プラスは皆無…四半期変移から見た直近動向
次に前四半期と直近四半期との部数比較を行う。雑誌は季節で販売動向に影響を受けやすいため、精密さにはやや欠けるが、大まかに雑誌推移を知ることはできる。
「ARIA」「Cookie」両誌は1割を超える下げ幅。「ARIA」は直近部数が8467部と1万部を切る実情のため、多少の部数増減で大きな振れ幅が生じることによる結果だが、「Cookie」は3万6000部。
踊り場を経ながらゆるやかな下落傾向の中にあったものの、今期では大きな下落。起死回生策が求められる状況ではある。
マイナス2.9%に留まった「フラワーズ」だが、2四半期前にスタートした人気作品「ポーの一族」の続編「ポーの一族 春の夢」の特需が、今期で完全に消え去った形となった。
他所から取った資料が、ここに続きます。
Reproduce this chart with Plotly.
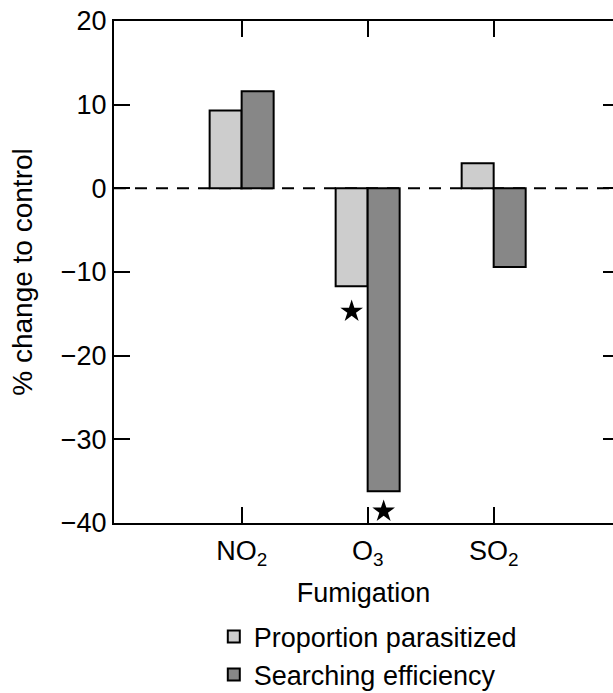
import plotly.graph_objects as go

# ---- data ----
categories = ["NO<sub>2</sub>", "O<sub>3</sub>", "SO<sub>2</sub>"]
proportion_parasitized = [9.3, -11.7, 3.0]
searching_efficiency = [11.6, -36.2, -9.4]
# significance stars (y position of the star under the bar), None = no star
star_proportion = [None, -14.7, None]
star_searching = [None, -38.6, None]
y_ticks = [-40, -30, -20, -10, 0, 10, 20]

positions = list(range(len(categories)))
BAR_W = 0.254
FONT = "Liberation Sans, Arial, Helvetica, sans-serif"
FS = 27

fig = go.Figure()
fig.add_trace(go.Bar(
    x=positions, y=proportion_parasitized, name="Proportion parasitized",
    width=BAR_W, offset=-BAR_W,
    marker=dict(color="#cdcdcd", line=dict(color="black", width=2)),
))
fig.add_trace(go.Bar(
    x=positions, y=searching_efficiency, name="Searching efficiency",
    width=BAR_W, offset=0,
    marker=dict(color="#878787", line=dict(color="black", width=2)),
))
fig.add_trace(go.Scatter(
    x=[p - BAR_W / 2 for p in positions], y=star_proportion, mode="markers",
    marker=dict(symbol="star", size=17, color="black"), showlegend=False,
    yaxis="y2",
))
fig.add_trace(go.Scatter(
    x=[p + BAR_W / 2 for p in positions], y=star_searching, mode="markers",
    marker=dict(symbol="star", size=17, color="black"), showlegend=False,
    yaxis="y2",
))

# dashed zero line
fig.add_shape(type="line", xref="paper", x0=0, x1=1, yref="y", y0=0, y1=0,
              line=dict(color="black", width=2, dash="12px,9px"), layer="below")

fig.update_layout(
    width=613, height=693,
    margin=dict(l=114, r=0, t=21, b=170, autoexpand=False),
    plot_bgcolor="white", paper_bgcolor="white",
    font=dict(family=FONT, size=FS, color="black"),
    barmode="overlay",
    showlegend=True,
    legend=dict(x=0.2, xanchor="left", y=-0.178, yanchor="top",
                font=dict(size=FS), bgcolor="rgba(0,0,0,0)",
                tracegroupgap=0, traceorder="normal"),
    xaxis=dict(
        range=[-1.013, 2.947], tickmode="array", tickvals=positions,
        ticktext=categories, ticks="inside", ticklen=16, tickwidth=2,
        tickcolor="black", showline=True, linecolor="black", linewidth=2,
        mirror="ticks", showgrid=False, zeroline=False, ticklabelstandoff=3,
        title=dict(text="Fumigation", font=dict(size=FS), standoff=14),
    ),
    yaxis=dict(
        range=[-40, 20], tickmode="array", tickvals=y_ticks,
        ticks="inside", ticklen=16, tickwidth=2, tickcolor="black",
        showline=True, linecolor="black", linewidth=2, mirror=False,
        showgrid=False, zeroline=False,
        title=dict(text="% change to control", font=dict(size=28), standoff=20),
    ),
    yaxis2=dict(
        range=[-40, 20], overlaying="y", side="right", tickmode="array",
        tickvals=y_ticks, ticks="inside", ticklen=10, tickwidth=2,
        tickcolor="black", showticklabels=False, showline=False,
        showgrid=False, zeroline=False,
    ),
)

fig.write_html("out.html")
「フラワーズ」はここ数年の間においては部数を3万3000部でほぼ固定した状態となっており、「ポーの一族 春の夢」の登場による特需での底上げ(読み切りと短期集中連載)がきれいな形で表れている。今期の部数は平常運転に戻した結果。今春には新しいシリーズがスタートするとの告知もされており、予定通りならば今後再び特需による盛り上がりが期待できよう。改めて「ポーの一族」のけん引力の大きさを知ることができる動向には違いない。
季節変動を考慮しなくて済む前年同月比では
続いて「前年同期比」による動向。年ベースの変移となることから大雑把な状況把握となるが、季節による変移を考慮しなくて済むので、より確かな精査が可能となる。
「フラワーズ」は「ポーの一族 春の夢」特需発生前の部数に戻った状態で、プラスマイナスゼロ。それ以外はすべてマイナスで、1割以上の下げ幅を示したのは6誌に及ぶ。
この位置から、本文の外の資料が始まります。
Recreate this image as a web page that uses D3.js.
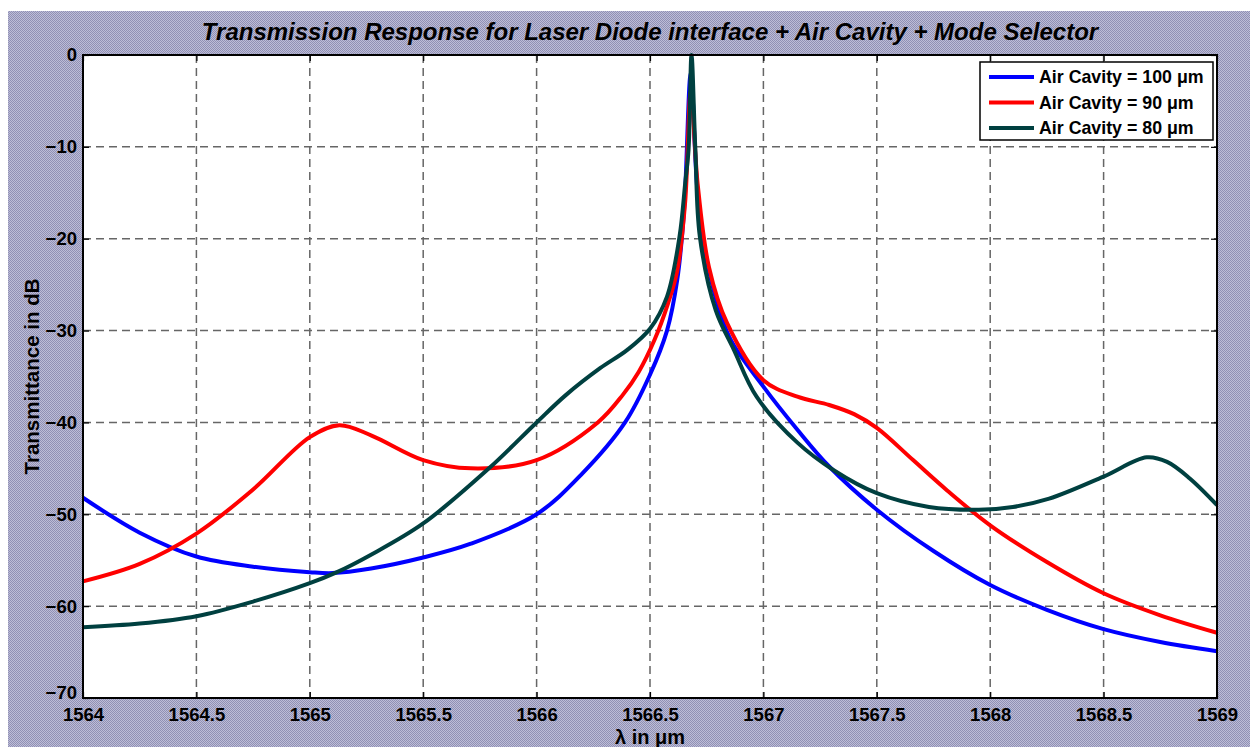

「ARIA」はかつて「進撃の巨人」特需で大きく部数を底上げしたが、間もなく失速。その後は下落基調を示している。部数は記録の限りではこれまでの最小値だった1万2000部すら下回る値にまで落ち、さらに下落を続けており、今四半期ではついに4ケタ台に突入。危機感を覚える。
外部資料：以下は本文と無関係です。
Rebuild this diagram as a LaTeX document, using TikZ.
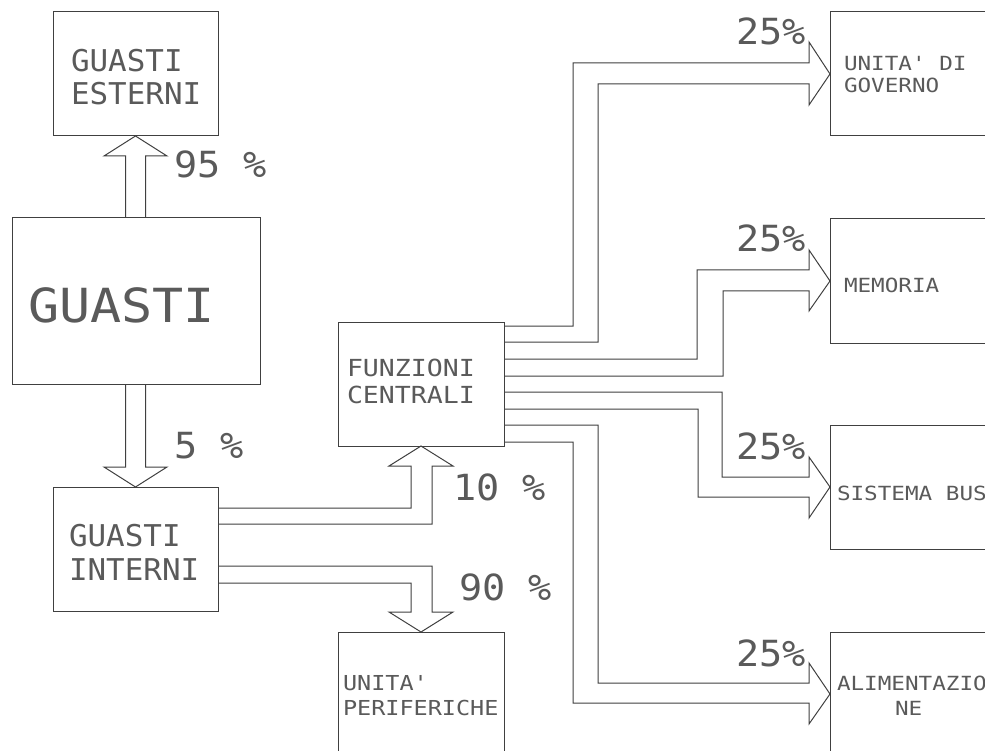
\documentclass[tikz,border=0pt]{standalone}
\usepackage{fontspec}
\newfontfamily\cad{DejaVu Sans Mono}
\definecolor{ink}{HTML}{404040}
\definecolor{inktxt}{HTML}{5A5A5A}
\newcommand{\fs}[2]{\fontsize{#1}{#1}\selectfont\addfontfeatures{FakeStretch=#2}}
\begin{document}
\begin{tikzpicture}[x=1pt,y=-1pt,
  box/.style={draw=ink, line width=1pt, inner sep=0pt, outer sep=0pt, rectangle},
  smallbox/.style={box, minimum width=165pt, minimum height=124pt},
  flow/.style={draw=ink, line width=1pt, line join=miter},
  txt/.style={anchor=base west, inner sep=0pt, outer sep=0pt, text=inktxt, font=\cad},
]
\useasboundingbox (0,0) rectangle (985,751);
\clip (0,0) rectangle (985,751);
\fill[white] (0,0) rectangle (985,751);

% boxes
\node[smallbox] (est) at (135.5,74) {};
\node[box, minimum width=248pt, minimum height=166pt] (gua) at (136,301) {};
\node[smallbox] (int) at (135.5,549) {};
\node[smallbox, minimum width=166pt] (fun) at (421,384) {};
\node[smallbox, minimum width=166pt] (per) at (421,694) {};
\node[smallbox, minimum width=166pt] (gov) at (913,74) {};
\node[smallbox, minimum width=166pt] (mem) at (913,281) {};
\node[smallbox, minimum width=166pt] (bus) at (913,487) {};
\node[smallbox, minimum width=166pt] (ali) at (913,694) {};

% texts
\node[txt] (t1) at (71,72) {\fs{30}{1.03}GUASTI};
\node[txt] (t2) at (71,105) {\fs{30}{1.03}ESTERNI};
\node[txt] (t3) at (28,322) {\fs{47}{1.1}GUASTI};
\node[txt] (t4) at (69,546) {\fs{30}{1.03}GUASTI};
\node[txt] (t5) at (69,580) {\fs{30}{1.03}INTERNI};
\node[txt] (t6) at (347,376) {\fs{23.5}{1.13}FUNZIONI};
\node[txt] (t7) at (347,403) {\fs{23.5}{1.13}CENTRALI};
\node[txt] (t8) at (343,690) {\fs{20.6}{1.14}UNITA'};
\node[txt] (t9) at (343,715) {\fs{20.6}{1.14}PERIFERICHE};
\node[txt] (t10) at (844,71) {\fs{19.5}{1.16}UNITA' DI};
\node[txt] (t11) at (844,93) {\fs{19.5}{1.16}GOVERNO};
\node[txt] (t12) at (844,293) {\fs{19.5}{1.16}MEMORIA};
\node[txt] (t13) at (837,500) {\fs{19.5}{1.16}SISTEMA BUS};
\node[txt] (t14) at (837,690) {\fs{19.5}{1.16}ALIMENTAZIO};
\node[txt] (t15) at (895,715) {\fs{19.5}{1.16}NE};

\node[txt] (p1) at (174,178) {\fs{36}{1.07}95 \%};
\node[txt] (p2) at (174,458) {\fs{36}{1.07}5 \%};
\node[txt] (p3) at (453,500) {\fs{36}{1.07}10 \%};
\node[txt] (p4) at (459,600) {\fs{36}{1.07}90 \%};
\node[txt] (p5) at (736,45) {\fs{36}{1.07}25\%};
\node[txt] (p6) at (736,252) {\fs{36}{1.07}25\%};
\node[txt] (p7) at (736,459) {\fs{36}{1.07}25\%};
\node[txt] (p8) at (736,666) {\fs{36}{1.07}25\%};

% hollow arrows
% GUASTI -> GUASTI ESTERNI
\draw[flow] (125.5,218) -- (125.5,156) -- (104,156) -- (est.south) -- (167,156) -- (145.5,156) -- (145.5,218);
% GUASTI -> GUASTI INTERNI
\draw[flow] (125.5,384) -- (125.5,467) -- (104,467) -- (int.north) -- (167,467) -- (145.5,467) -- (145.5,384);
% GUASTI INTERNI -> FUNZIONI CENTRALI
\draw[flow] (218,508) -- (411,508) -- (411,466) -- (389,466) -- (fun.south) -- (453,466) -- (432,466) -- (432,524) -- (218,524);
% GUASTI INTERNI -> UNITA' PERIFERICHE
\draw[flow] (218,566) -- (432,566) -- (432,612) -- (453,612) -- (per.north) -- (389,612) -- (411,612) -- (411,583) -- (218,583);
% FUNZIONI CENTRALI -> UNITA' DI GOVERNO
\draw[flow] (504,326) -- (573,326) -- (573,63) -- (809,63) -- (809,42) -- (gov.west) -- (809,105) -- (809,84) -- (598,84) -- (598,342) -- (504,342);
% FUNZIONI CENTRALI -> MEMORIA
\draw[flow] (504,359) -- (697,359) -- (697,270) -- (809,270) -- (809,250) -- (mem.west) -- (809,311) -- (809,291) -- (723,291) -- (723,376) -- (504,376);
% FUNZIONI CENTRALI -> SISTEMA BUS
\draw[flow] (504,392) -- (722,392) -- (722,477) -- (809,477) -- (809,457) -- (bus.west) -- (809,518) -- (809,497) -- (698,497) -- (698,409) -- (504,409);
% FUNZIONI CENTRALI -> ALIMENTAZIONE
\draw[flow] (504,425) -- (598,425) -- (598,683) -- (809,683) -- (809,663) -- (ali.west) -- (809,724) -- (809,703) -- (573,703) -- (573,442) -- (504,442);
\end{tikzpicture}
\end{document}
再び大金星をつかみ、グラフに巨人のごとき動きを示してほしいものだが。
1年ほど前には複数の雑誌で見られた「おそ松さん」特需だが、今四半期では残り香すら無く、各雑誌の部数動向は通常運転に戻っている。すでに第二期の実放送も始まっており、それに向けた企画記事なども見受けられる。部数の点でも盛り上がりを見せてもよいはずなのだが。
「進撃の巨人」や「おそ松さん」のような盛り上がりを複数タイトルで意図的に起こせるようになれば、全盛期の週刊少年ジャンプのような活性化も不可能では無い。最近ならば「ポーの一族 春の夢」が好例。そのためには幅広い層へ訴えかける、購入動機をかきたてる作品との連動、あるいは発掘、創生が欠かせまい。
他方、他ジャンルの記事でも言及しているが、多くの雑誌で電子化が行われており、電子版に読者の一部を奪われ、結果として紙媒体としての印刷部数が減退している可能性は否定できない。